Parece mentira que el Mar Menor haya aguantado tanto. Ahora es como una de esas balsas negras colmadas de nitratos y pesticidas pudriéndose al sol que adornan el paisaje del bajo Segura. Lo han conseguido. Y no van a servir soluciones de fontanería y hormigón al uso, manteniendo la presión industrial agrícola y urbanística. Como tampoco servirán el día que de una jodida vez miremos hacia el desastre ambiental del Tajo o del Guadiana en las Tablas y las decenas de rebosaderos, encharcaderos y kilómetros de ríos desparecidos en la Mancha. Sólo el cierre del Tajo-Segura, la recuperación de regadíos tradicionales y el secano, la ordenación del territorio, el interés general, y la cordura, pueden devolver el equilibrio a medio plazo. El resto palabrería, cinismo, política del fango y balones fuera; y el que se quiera entretener con ello, que lo haga. El daño está hecho y las consecuencias no son para un par de días. ¿Queremos miles de hectáreas de regadíos, fertilizantes y pesticidas por un tubo, bloques de pisos hasta en la primera línea de playa, puertos deportivos, rellenos, vertidos y demás? Este es el paisaje que nos deja… Tampoco los responsables esta vez van a pagar. Al contrario. Y sin olvidarnos que a la Naturaleza le importamos muy poco. Quizá a nosotros nos debería importar ella un poco más.
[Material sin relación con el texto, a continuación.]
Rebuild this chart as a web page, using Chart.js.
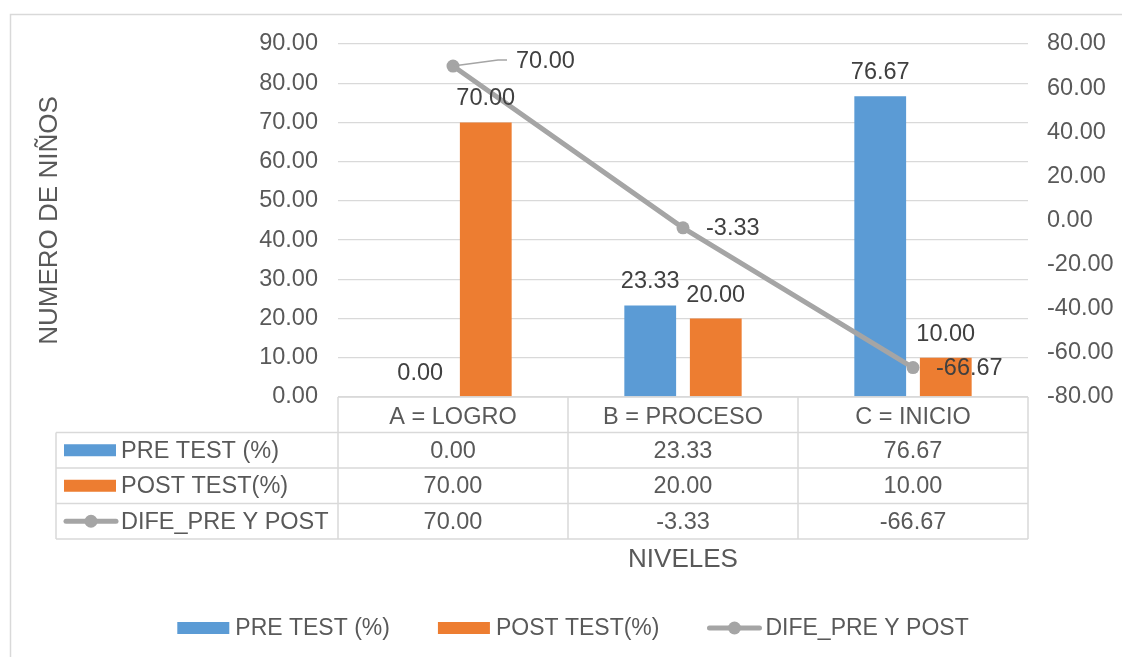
<!DOCTYPE html>
<html>
<head>
<meta charset="utf-8">
<script src="https://cdn.jsdelivr.net/npm/chart.js@4.4.1/dist/chart.umd.min.js"></script>
<style>
    html, body { margin: 0; padding: 0; background: #fff; }
    #wrap { width: 1122px; height: 657px; }
</style>
</head>
<body>
<div id="wrap"><canvas id="nivelesChart" width="1122" height="657"></canvas></div>
<script>
// Datos del gráfico
const niveles = ['A = LOGRO', 'B = PROCESO', 'C = INICIO'];
const preTest = [0.00, 23.33, 76.67];
const postTest = [70.00, 20.00, 10.00];
const diferencia = [70.00, -3.33, -66.67];
const series = ['PRE TEST (%)', 'POST TEST(%)', 'DIFE_PRE Y POST'];
const ejeIzq = [0, 90, 10];     // min, max, paso
const ejeDer = [-80, 80, 20];

const AZUL = '#5b9bd5';
const NARANJA = '#ed7d31';
const GRIS = '#a5a5a5';
const TEXTO = '#595959';
const ETIQUETA = '#404040';
const LINEA = '#d9d9d9';
const FUENTE = "'Liberation Sans', Arial, sans-serif";
const TAM = 23.5;      // texto general
const TAM_TITULO = 26; // títulos de ejes

// dibuja la clave de cada serie (rectángulo o línea con punto)
function dibujarClave(ctx, tipo, color, x, y) {
    if (tipo === 'barra') {
        ctx.fillStyle = color;
        ctx.fillRect(x, y - 6, 52, 12);
    } else {
        ctx.strokeStyle = color;
        ctx.lineWidth = 5;
        ctx.lineCap = 'round';
        ctx.beginPath();
        ctx.moveTo(x + 2, y);
        ctx.lineTo(x + 52, y);
        ctx.stroke();
        ctx.fillStyle = color;
        ctx.beginPath();
        ctx.arc(x + 27, y, 6.5, 0, Math.PI * 2);
        ctx.fill();
    }
}

const filas = [
    { nombre: series[0], datos: preTest, tipo: 'barra', color: AZUL },
    { nombre: series[1], datos: postTest, tipo: 'barra', color: NARANJA },
    { nombre: series[2], datos: diferencia, tipo: 'linea', color: GRIS }
];

// Tabla de datos bajo el eje X + leyenda + borde
const tablaDatos = {
    id: 'tablaDatos',
    afterDraw(chart) {
        const { ctx, chartArea: ca, scales } = chart;
        const n = niveles.length;
        const colW = (ca.right - ca.left) / n;
        const filaH = 35.5;
        const top = ca.bottom;
        const izq = 56;

        ctx.save();
        ctx.strokeStyle = LINEA;
        ctx.lineWidth = 1.5;
        ctx.beginPath();
        ctx.moveTo(ca.left, top);
        ctx.lineTo(ca.right, top);
        for (let r = 1; r <= filas.length + 1; r++) {
            const y = top + r * filaH;
            ctx.moveTo(izq, y);
            ctx.lineTo(ca.right, y);
        }
        for (let c = 0; c <= n; c++) {
            const xx = ca.left + c * colW;
            ctx.moveTo(xx, top);
            ctx.lineTo(xx, top + (filas.length + 1) * filaH);
        }
        ctx.moveTo(izq, top + filaH);
        ctx.lineTo(izq, top + (filas.length + 1) * filaH);
        ctx.stroke();

        ctx.font = TAM + 'px ' + FUENTE;
        ctx.textBaseline = 'middle';
        filas.forEach((f, r) => {
            const yc = top + (r + 1.5) * filaH;
            dibujarClave(ctx, f.tipo, f.color, 64, yc);
            ctx.fillStyle = TEXTO;
            ctx.textAlign = 'left';
            ctx.fillText(f.nombre, 121, yc + 1);
            ctx.textAlign = 'center';
            f.datos.forEach((v, i) => {
                ctx.fillText(v.toFixed(2), scales.x.getPixelForValue(i), yc + 1);
            });
        });

        // leyenda inferior
        const yLeg = 628;
        ctx.font = '23px ' + FUENTE;
        ctx.textAlign = 'left';
        let total = 0;
        const anchos = filas.map(f => ctx.measureText(f.nombre).width);
        anchos.forEach(w => { total += 52 + 6 + w; });
        total += 48 * (filas.length - 1);
        let xl = 573 - total / 2;
        filas.forEach((f, k) => {
            dibujarClave(ctx, f.tipo, f.color, xl, yLeg);
            ctx.fillStyle = TEXTO;
            ctx.fillText(f.nombre, xl + 58, yLeg + 1);
            xl += 58 + anchos[k] + 48;
        });

        // borde del gráfico
        ctx.strokeStyle = LINEA;
        ctx.lineWidth = 1.5;
        ctx.strokeRect(10.5, 14.5, 1140, 680);
        ctx.restore();
    }
};

// Etiquetas de datos
const etiquetas = {
    id: 'etiquetas',
    afterDatasetsDraw(chart) {
        const { ctx } = chart;
        ctx.save();
        ctx.font = TAM + 'px ' + FUENTE;
        ctx.fillStyle = ETIQUETA;
        [0, 1].forEach(d => {
            const meta = chart.getDatasetMeta(d);
            ctx.textAlign = 'center';
            ctx.textBaseline = 'alphabetic';
            meta.data.forEach((el, i) => {
                const v = chart.data.datasets[d].data[i];
                ctx.fillText(v.toFixed(2), el.x, el.y - 17);
            });
        });
        const metaL = chart.getDatasetMeta(2);
        ctx.textAlign = 'left';
        ctx.textBaseline = 'middle';
        metaL.data.forEach((el, i) => {
            const v = diferencia[i];
            if (i === 0) {
                // etiqueta desplazada con línea guía
                ctx.strokeStyle = GRIS;
                ctx.lineWidth = 1.5;
                ctx.beginPath();
                ctx.moveTo(el.x, el.y);
                ctx.lineTo(el.x + 45, el.y - 6);
                ctx.lineTo(el.x + 54, el.y - 6);
                ctx.stroke();
                ctx.fillText(v.toFixed(2), el.x + 63, el.y - 5);
            } else {
                ctx.fillText(v.toFixed(2), el.x + 23, el.y + 1);
            }
        });
        ctx.restore();
    }
};

const ctx = document.getElementById('nivelesChart');
const chartCtx = ctx.getContext('2d');

const nivelesChart = new Chart(chartCtx, {
    type: 'bar',
    data: {
        labels: niveles,
        datasets: [{
            label: series[0],
            data: preTest,
            backgroundColor: AZUL,
            yAxisID: 'y',
            categoryPercentage: 0.57,
            barPercentage: 0.79,
            order: 2
        }, {
            label: series[1],
            data: postTest,
            backgroundColor: NARANJA,
            yAxisID: 'y',
            categoryPercentage: 0.57,
            barPercentage: 0.79,
            order: 2
        }, {
            type: 'line',
            label: series[2],
            data: diferencia,
            yAxisID: 'y1',
            borderColor: GRIS,
            backgroundColor: GRIS,
            borderWidth: 5,
            pointRadius: 6.5,
            pointBorderWidth: 0,
            pointBackgroundColor: GRIS,
            tension: 0,
            order: 1
        }]
    },
    options: {
        responsive: false,
        animation: false,
        devicePixelRatio: 1,
        layout: { padding: { left: 10, right: 0, top: 44, bottom: 0 } },
        plugins: {
            legend: { display: false },
            tooltip: { enabled: false }
        },
        scales: {
            x: {
                grid: { display: false },
                border: { display: false },
                ticks: { color: TEXTO, font: { family: FUENTE, size: TAM }, padding: -2 },
                title: {
                    display: true,
                    text: 'NIVELES',
                    color: TEXTO,
                    font: { family: FUENTE, size: TAM_TITULO },
                    padding: { top: 0, bottom: 82 }
                },
                afterFit(scale) { scale.height = 260; }
            },
            y: {
                position: 'left',
                min: ejeIzq[0],
                max: ejeIzq[1],
                ticks: {
                    stepSize: ejeIzq[2],
                    color: TEXTO,
                    font: { family: FUENTE, size: TAM },
                    padding: 20,
                    callback: v => v.toFixed(2)
                },
                grid: { color: LINEA, lineWidth: 1.3, drawTicks: false },
                border: { display: false },
                title: {
                    display: true,
                    text: 'NUMERO DE NIÑOS',
                    color: TEXTO,
                    font: { family: FUENTE, size: TAM_TITULO },
                    padding: { top: 24, bottom: 0 }
                },
                afterFit(scale) { scale.width = 328; }
            },
            y1: {
                position: 'right',
                min: ejeDer[0],
                max: ejeDer[1],
                ticks: {
                    stepSize: ejeDer[2],
                    color: TEXTO,
                    font: { family: FUENTE, size: TAM },
                    padding: 19,
                    callback: v => v.toFixed(2)
                },
                grid: { display: false, drawTicks: false },
                border: { display: false },
                afterFit(scale) { scale.width = 94; }
            }
        }
    },
    plugins: [tablaDatos, etiquetas]
});
</script>
</body>
</html>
Miguel Delibes, en su más que lúcido discurso de ingreso en la Real Academia Española de la Lengua, mediados los setenta del pasado siglo, y al que Julián Marías apenas pudo contestar, lo dejó muy claro: “Entre la supervivencia de un bosque o una laguna y la erección de una industria poderosa, el hombre contemporáneo no se plantea problemas: optará por la segunda. Encarados a esta realidad, nada puede sorprendernos que la corrupción se enseñoree de las sociedades modernas. El viejo y deplorable aforismo de que cada hombre tiene su precio alcanza así un sentido literal, de plena y absoluta vigencia, en la sociedad de nuestros días.» Y remata: «Gastar lo que no puede reponerse puede obedecer a una exigencia de un estadio de civilización voraz, que a nosotros mismos, sus autores, nos ha sorprendido, pero terminar con aquello que nos es imprescindible y cuyo final pudo preverse, revela un índice de rapacidad y desidia que dicen muy poco en favor de la escala de valores que rige en el mundo contemporáneo”.  

Ramón Margalef remata su Ecología con una frase tan lapidaria como incontestable: “El hombre no sólo es un problema para sí, sino también para la biosfera en que le ha tocado vivir”. Recuerdo hace ya unas cuantas décadas una reunión en la Confederación Hidrográfica del Tajo a propósito del entonces proyectado embalse de Monteagudo sobre el río Tiétar, cuando a un funcionario bien pagado de sí mismo le explicaba la importancia del lugar, la riqueza, su singularidad… Su respuesta fue que por encima de todo estaba la presa que iba retener centenares de hectómetros cúbicos y producir no sé cuantos megavatios. Eso era lo importante, los animales y tal, los podíamos coger y llevarlos a una reserva. Literal.

Yo veía un río vivo y libre, como un animal salvaje en su hábitat. Él una pieza de caza que abatir y destazar. Durante muchos años esta filosofía, esta manera de entender la relación del hombre con lo natural es la que ha prevalecido. Y es lo que hoy día se sigue estilando en los despachos del Ministerio para la Transición Ecológica y el Reto Demográfico, como puedo comprobar mensualmente en cada Comisión del trasvase Tajo-Segura.